Below are the records. Retype, exactly, the lines from the first through the line with "square_cl[54] = 5.20", and leave out the pictures.
━━━━━ RAW DATA
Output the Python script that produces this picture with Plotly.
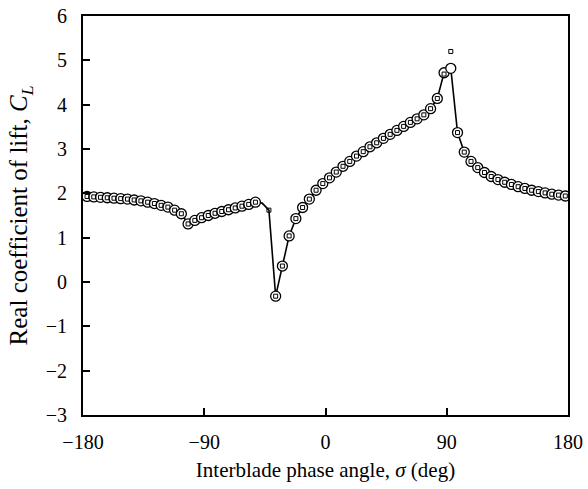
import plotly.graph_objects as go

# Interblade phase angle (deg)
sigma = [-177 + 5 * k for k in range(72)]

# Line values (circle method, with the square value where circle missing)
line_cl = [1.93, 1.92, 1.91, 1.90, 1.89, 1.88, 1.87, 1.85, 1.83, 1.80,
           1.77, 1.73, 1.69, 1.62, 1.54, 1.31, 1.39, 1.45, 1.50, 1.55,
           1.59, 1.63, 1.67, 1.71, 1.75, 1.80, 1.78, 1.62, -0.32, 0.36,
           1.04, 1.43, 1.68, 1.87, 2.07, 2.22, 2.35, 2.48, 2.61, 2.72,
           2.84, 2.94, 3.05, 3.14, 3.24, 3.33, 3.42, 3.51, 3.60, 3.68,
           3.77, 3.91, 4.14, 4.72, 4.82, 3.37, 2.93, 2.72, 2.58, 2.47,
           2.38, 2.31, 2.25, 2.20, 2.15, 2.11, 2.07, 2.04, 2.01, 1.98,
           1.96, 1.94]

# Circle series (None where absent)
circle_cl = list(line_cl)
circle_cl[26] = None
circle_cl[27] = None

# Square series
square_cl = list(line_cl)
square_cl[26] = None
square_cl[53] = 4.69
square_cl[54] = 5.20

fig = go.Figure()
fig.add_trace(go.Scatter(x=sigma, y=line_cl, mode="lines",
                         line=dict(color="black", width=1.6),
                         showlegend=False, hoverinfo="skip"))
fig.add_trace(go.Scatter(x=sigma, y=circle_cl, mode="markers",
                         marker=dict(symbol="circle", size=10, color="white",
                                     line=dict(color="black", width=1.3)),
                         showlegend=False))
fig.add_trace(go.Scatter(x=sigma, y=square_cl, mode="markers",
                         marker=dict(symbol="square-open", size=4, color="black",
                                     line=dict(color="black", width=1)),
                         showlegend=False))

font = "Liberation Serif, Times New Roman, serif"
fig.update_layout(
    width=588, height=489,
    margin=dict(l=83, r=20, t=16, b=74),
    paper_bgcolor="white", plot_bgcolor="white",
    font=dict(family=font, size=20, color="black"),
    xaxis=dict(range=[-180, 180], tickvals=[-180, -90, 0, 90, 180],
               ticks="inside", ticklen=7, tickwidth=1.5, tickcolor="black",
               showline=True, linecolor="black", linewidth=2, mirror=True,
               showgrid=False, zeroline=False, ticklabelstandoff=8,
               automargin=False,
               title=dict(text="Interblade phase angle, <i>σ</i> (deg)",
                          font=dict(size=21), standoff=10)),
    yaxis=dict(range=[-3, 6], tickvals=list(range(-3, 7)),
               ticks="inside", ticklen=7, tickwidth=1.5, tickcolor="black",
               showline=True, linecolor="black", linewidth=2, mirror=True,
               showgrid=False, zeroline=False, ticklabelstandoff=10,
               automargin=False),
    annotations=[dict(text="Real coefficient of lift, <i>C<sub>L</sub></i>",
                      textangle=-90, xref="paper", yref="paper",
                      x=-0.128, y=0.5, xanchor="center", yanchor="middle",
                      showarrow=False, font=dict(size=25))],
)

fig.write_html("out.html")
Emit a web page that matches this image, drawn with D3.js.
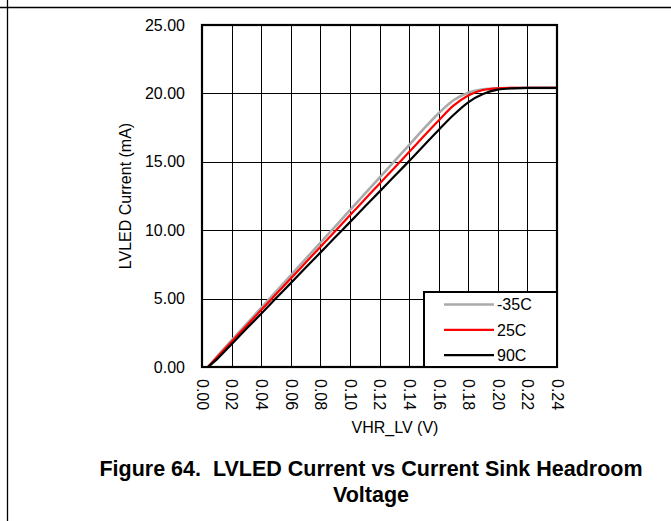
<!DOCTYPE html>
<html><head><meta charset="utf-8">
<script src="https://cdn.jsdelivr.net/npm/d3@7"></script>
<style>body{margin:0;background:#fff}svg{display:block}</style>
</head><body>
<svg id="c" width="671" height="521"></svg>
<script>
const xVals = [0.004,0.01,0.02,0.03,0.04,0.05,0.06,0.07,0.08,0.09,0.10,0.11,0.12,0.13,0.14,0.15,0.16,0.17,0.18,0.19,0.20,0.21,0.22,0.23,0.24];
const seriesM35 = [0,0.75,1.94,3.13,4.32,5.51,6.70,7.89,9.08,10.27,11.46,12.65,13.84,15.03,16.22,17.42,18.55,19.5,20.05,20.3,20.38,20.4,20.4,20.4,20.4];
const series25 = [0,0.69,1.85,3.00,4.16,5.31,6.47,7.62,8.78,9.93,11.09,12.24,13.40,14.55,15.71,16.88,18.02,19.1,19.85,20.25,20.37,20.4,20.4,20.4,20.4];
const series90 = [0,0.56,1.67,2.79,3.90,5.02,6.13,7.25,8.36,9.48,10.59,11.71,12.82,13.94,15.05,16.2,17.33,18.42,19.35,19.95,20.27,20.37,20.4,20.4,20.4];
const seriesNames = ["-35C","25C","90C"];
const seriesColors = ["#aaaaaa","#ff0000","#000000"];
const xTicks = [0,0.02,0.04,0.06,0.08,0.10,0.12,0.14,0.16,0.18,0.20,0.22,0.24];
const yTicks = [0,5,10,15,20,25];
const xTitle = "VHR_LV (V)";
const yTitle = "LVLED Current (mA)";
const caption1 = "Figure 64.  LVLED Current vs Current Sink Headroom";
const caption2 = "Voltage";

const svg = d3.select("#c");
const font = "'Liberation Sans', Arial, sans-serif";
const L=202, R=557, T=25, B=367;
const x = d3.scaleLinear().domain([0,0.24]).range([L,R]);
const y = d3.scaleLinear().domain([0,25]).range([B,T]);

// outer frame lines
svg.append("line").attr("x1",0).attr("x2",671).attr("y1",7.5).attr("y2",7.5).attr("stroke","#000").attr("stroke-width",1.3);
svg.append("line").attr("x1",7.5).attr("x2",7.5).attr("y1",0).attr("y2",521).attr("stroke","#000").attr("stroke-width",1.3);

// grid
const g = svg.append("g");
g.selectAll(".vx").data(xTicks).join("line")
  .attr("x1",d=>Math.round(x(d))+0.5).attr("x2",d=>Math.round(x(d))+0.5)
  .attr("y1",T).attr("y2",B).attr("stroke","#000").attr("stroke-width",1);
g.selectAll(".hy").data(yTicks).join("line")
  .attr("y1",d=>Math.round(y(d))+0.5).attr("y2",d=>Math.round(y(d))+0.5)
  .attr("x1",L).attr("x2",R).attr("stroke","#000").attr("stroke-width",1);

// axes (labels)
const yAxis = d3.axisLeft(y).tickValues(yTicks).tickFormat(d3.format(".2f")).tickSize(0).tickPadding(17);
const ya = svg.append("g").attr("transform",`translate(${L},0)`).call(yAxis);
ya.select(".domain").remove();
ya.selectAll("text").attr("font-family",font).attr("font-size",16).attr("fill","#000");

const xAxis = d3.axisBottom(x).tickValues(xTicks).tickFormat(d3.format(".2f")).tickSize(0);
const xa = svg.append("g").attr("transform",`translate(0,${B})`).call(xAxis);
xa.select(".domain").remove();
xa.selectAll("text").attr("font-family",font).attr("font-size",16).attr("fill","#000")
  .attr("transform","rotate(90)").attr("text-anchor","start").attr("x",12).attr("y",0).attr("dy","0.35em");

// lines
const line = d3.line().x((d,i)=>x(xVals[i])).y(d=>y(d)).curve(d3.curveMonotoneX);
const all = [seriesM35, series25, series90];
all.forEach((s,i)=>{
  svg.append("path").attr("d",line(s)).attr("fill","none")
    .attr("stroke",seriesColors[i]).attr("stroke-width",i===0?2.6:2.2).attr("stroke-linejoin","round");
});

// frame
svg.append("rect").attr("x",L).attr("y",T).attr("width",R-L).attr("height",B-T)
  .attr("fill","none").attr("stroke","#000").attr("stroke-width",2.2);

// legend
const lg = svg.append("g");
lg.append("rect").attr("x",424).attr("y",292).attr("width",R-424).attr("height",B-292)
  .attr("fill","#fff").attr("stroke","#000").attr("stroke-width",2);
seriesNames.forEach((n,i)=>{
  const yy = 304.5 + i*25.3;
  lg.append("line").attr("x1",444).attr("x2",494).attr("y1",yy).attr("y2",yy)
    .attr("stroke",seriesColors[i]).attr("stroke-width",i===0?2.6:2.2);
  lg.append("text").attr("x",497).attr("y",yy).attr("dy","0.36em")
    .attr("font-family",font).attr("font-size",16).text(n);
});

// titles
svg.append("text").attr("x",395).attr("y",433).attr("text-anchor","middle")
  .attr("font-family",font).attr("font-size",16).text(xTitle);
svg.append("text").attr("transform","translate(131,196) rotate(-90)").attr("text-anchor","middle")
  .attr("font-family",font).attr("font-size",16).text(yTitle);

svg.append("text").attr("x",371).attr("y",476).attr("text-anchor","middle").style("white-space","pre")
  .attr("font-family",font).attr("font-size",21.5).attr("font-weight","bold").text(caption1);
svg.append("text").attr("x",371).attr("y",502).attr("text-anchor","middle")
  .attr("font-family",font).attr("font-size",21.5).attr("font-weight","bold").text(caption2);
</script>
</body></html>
━━━━━━━━━━
[FULL ANSWER]
Output the Python script that produces this picture with Plotly.
import plotly.graph_objects as go

# Interblade phase angle (deg)
sigma = [-177 + 5 * k for k in range(72)]

# Line values (circle method, with the square value where circle missing)
line_cl = [1.93, 1.92, 1.91, 1.90, 1.89, 1.88, 1.87, 1.85, 1.83, 1.80,
           1.77, 1.73, 1.69, 1.62, 1.54, 1.31, 1.39, 1.45, 1.50, 1.55,
           1.59, 1.63, 1.67, 1.71, 1.75, 1.80, 1.78, 1.62, -0.32, 0.36,
           1.04, 1.43, 1.68, 1.87, 2.07, 2.22, 2.35, 2.48, 2.61, 2.72,
           2.84, 2.94, 3.05, 3.14, 3.24, 3.33, 3.42, 3.51, 3.60, 3.68,
           3.77, 3.91, 4.14, 4.72, 4.82, 3.37, 2.93, 2.72, 2.58, 2.47,
           2.38, 2.31, 2.25, 2.20, 2.15, 2.11, 2.07, 2.04, 2.01, 1.98,
           1.96, 1.94]

# Circle series (None where absent)
circle_cl = list(line_cl)
circle_cl[26] = None
circle_cl[27] = None

# Square series
square_cl = list(line_cl)
square_cl[26] = None
square_cl[53] = 4.69
square_cl[54] = 5.20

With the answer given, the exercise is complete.